Walk the Land Chapter 6
**I am including a trigger warning in this chapter as it deals with and describes sexual assault.
**Names that contain an asterisk next to them are fictitious. Events are real.
People are shocked to learn that so and so committed suicide.
“So and so didn’t exhibit any signs,” they whisper, or
“so and so seemed so normal.”
The degradation of trauma and mental illness is an easily cloaked mask for those of us who are used to living in pain. To represent to the world our inherent normalcy and try to somehow seamlessly fit in among the world around us. But if you’re watching, if you’re really watching the subtleties and paying attention to body language, “warning” words spoken, or lack thereof, all the signs are there. You just have to listen, with your ears, but most especially with your heart. This is where a heightened sense of awareness comes in; a God-wink, a moment in time where you focus on the other rather than yourself. I always thought back then, how could nobody see the signs? Sometimes when God is trying to get our attention, we choose to look away.

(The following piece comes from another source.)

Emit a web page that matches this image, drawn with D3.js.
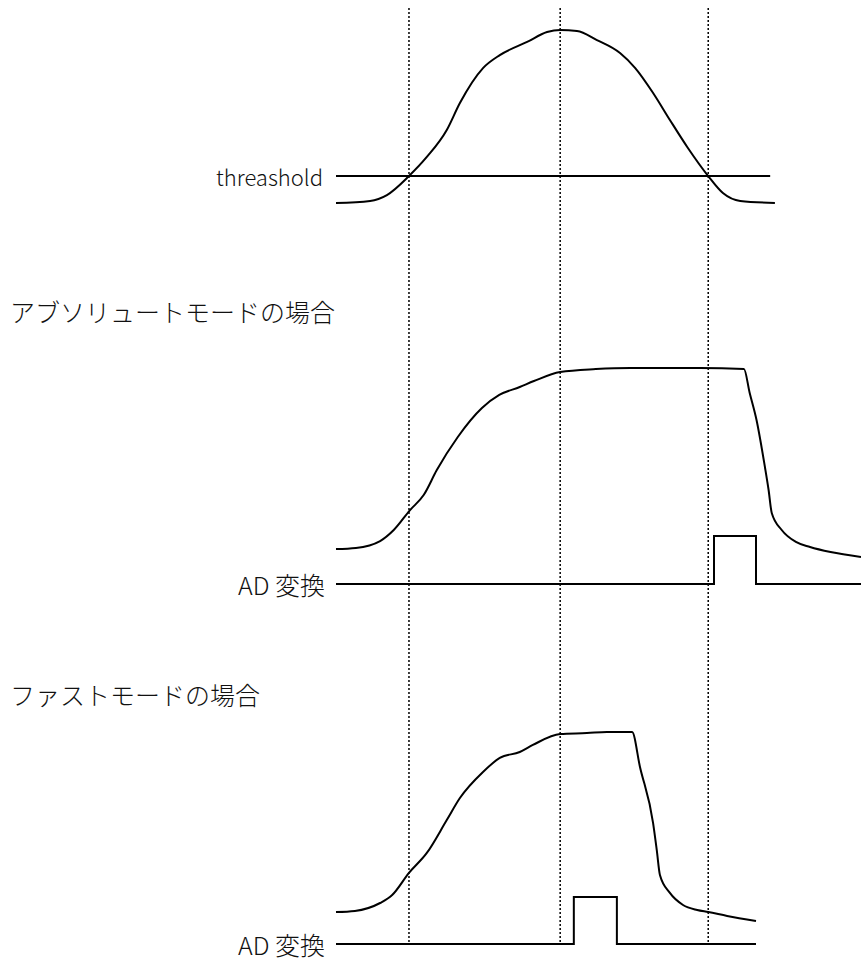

I called what I did “silent screaming” because that’s what it was, as my behavior was a clear manifestation of my trauma. Bouts of isolation, insomnia, cutting, older boyfriends- every red flag was there. I think back and wonder, did anyone see me? Did anyone notice? The answer was clearly no, as I dove deeper into depression with the mask still firmly tight on my face.
In my isolation, I longed for love, and I found it in an older man named *Cleo. Cleo ran a gym right across from my house, and because of my mental state, I desperately wanted to be in physically good shape. That idea took off when one of my best friends, *Selina, decided that we should do our high school bodybuilding contest. I thought it was a great idea to be able to pour my pain into something bigger than myself, something intensely physical that might help melt away that pain and replace it with something worth living for.
Cleo was the owner of the gym, in his 30’s, married with a kid. He took a liking to me right away, and agreed to train both Selina and me for the competition. But I started to notice his preferential treatment of me right away, like giving me expensive sports drinks, bars, and other items with no charge attached. He told me everything that a 16-year-old sexual abuse victim needed to hear. Looking back, I wonder if these pedophiles read off the same damn script.